Pero cualquier problema tiende a profundizarse, cuando es desde el estado que comienzan ha hacerse llamamientos para dividirnos, descalificarnos, ¡en fin! para odiarnos. Ha llegado el momento de que todos, especialmente quienes decimos amar este país, hagamos un alto y nos cuestionemos con honestidad si nuestras actitudes y hechos contribuyen a lograr las aspiraciones de prosperidad y gobernanza. Después de esa reflexión, se hace indispensable cambiar nuestras acciones.

Despójese usted por un momento de sus atavismos, póngase en los zapatos de aquellas personas a quienes adversa, ya sea por ideología, motivos de religión o incluso de equipo de
futbol y plantéese un examen riguroso sobre su conducta. Si lo hace de forma honesta, verá
que posiblemente ha transitado por caminos poco aconsejables si lo que desea es contribuir a mejorar nuestra sociedad.

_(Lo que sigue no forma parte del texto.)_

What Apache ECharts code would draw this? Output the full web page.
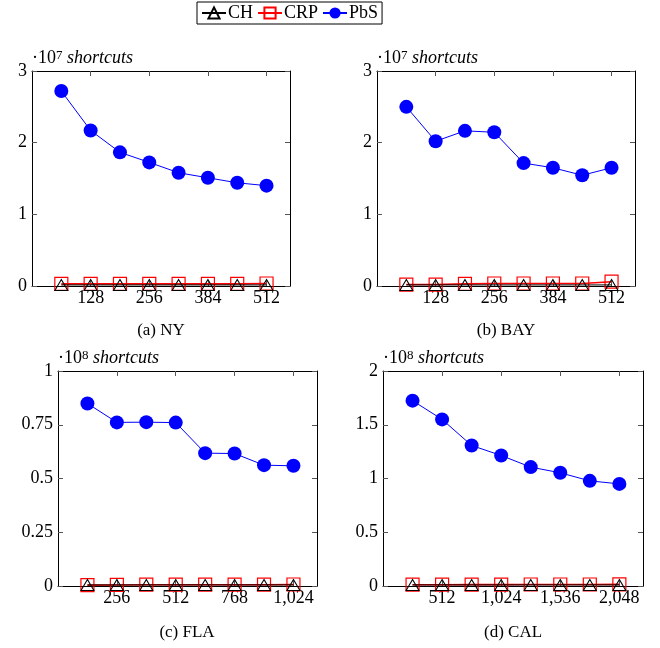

Revise su facebook, twitter, periódico, revista, programa de televisión y haga el análisis. Verá como se entera de que las cosas podrían ser distintas si nos decidiéramos a ambiar. Yo lo hice hace poco, como necesario ejercicio de conciencia. De todos lados leí y escuché frases injuriosas y descalificadoras. Comencé a pensar en ellos, los injuriosos, casi todos anónimos.

¿Qué hacía esa gente antes de que apareciera el internet? Seguramente le pegaban una patada al perro o lanzaban una piedra a la ventana del vecino o le daban una paliza al hijo.
Mucho odio, demasiado. ¿De dónde viene? Gracias a la psicología, sabemos que el odio es el hermano menor del miedo, pues el miedo precede al odio. Detrás de cada odio hay, inevitablemente, un miedo. Así nos explicamos que cuando la mayoría de los habitantes de una nación, incluyendo a sus gobernantes, han sido dominados por el miedo, pueden cometer las más increíbles atrocidades. La historia está llena de ejemplos. Algunos demasiado cercanos, demasiado recientes.

A través del odio intentamos destruir “al otro” o “a lo otro”, es decir, a eso que supuestamente no nos deja ser lo que deseamos ser. En ese sentido tanto el miedo como el
odio serían reacciones naturales frente a peligros externos o imaginarios. Está de más decir
que el espacio de la política es muy apto para servir de campo de proyección a los deseos de odio y amor que anidan “en el fondo” de cada ser.

A esas personas las puedo imaginar unas veces amargadas, solitarias, asidas desesperadamente al cuello de una botella, disparando insultos por internet. Otras veces las imagino bien vestidas, regresando de la oficina, saludando a sus vecinos, dando cariñosos besos a su conyuge e hijos, pero esperando el momento de abrir su computador y escargar
ese odio que los consume, ese odio que no es más que su propio miedo de no ser.

Milan Kundera, quien suele ser tan buen filósofo como novelista, afirma en una de sus inolvidables obras “La Inmortalidad”, que el miedo de no ser no es un miedo de no ser, sino
“un miedo de no ser yo”. Algo que se entiende mejor si pensamos en que el “yo” no es un
órgano ni un aparato: el yo es un vacío. Si ese vacío no es llenado con un objeto -de amor u
odio, para el caso da lo mismo- el vacío se mantiene como tal.

Quienes escribimos o decimos opiniones nos ofrecemos como objetos sustitutos imaginarios y simbólicos) para el odiador, pues este solo existe en la medida en que odia. En cierto mod cumplimos a través de internet o la televisión una función terapéutica. Si no fuera por uno, esa pobre gente que nos insulta no sabría qué hacer con su miedo/odio. Pues, después de haber “escupido su odio”, el odiante puede permanecer tranquilo, libre, satisfecho e incluso
orgulloso de su pobre y débil yo.

Sin embargo, no solo son lectores quienes insultan. Hay, además periodistas y opinadores que utilizan el espacio que les conceden los medios para dedicar toda su gramática a difamar a quienes no piensan como ellos. Jamás polemizan y a las ideas no contraponen ideas sino agravios. Han equivocado el lugar. Pues si la política puede cumplir una función terapéutica, los políticos y quienes escribimos sobre política no somos terapeutas. A esos columnistas, en aras de la libertad de prensa, no los podemos sacar del tráfico. Basta entonces con ignorarlos. O con no leerlos.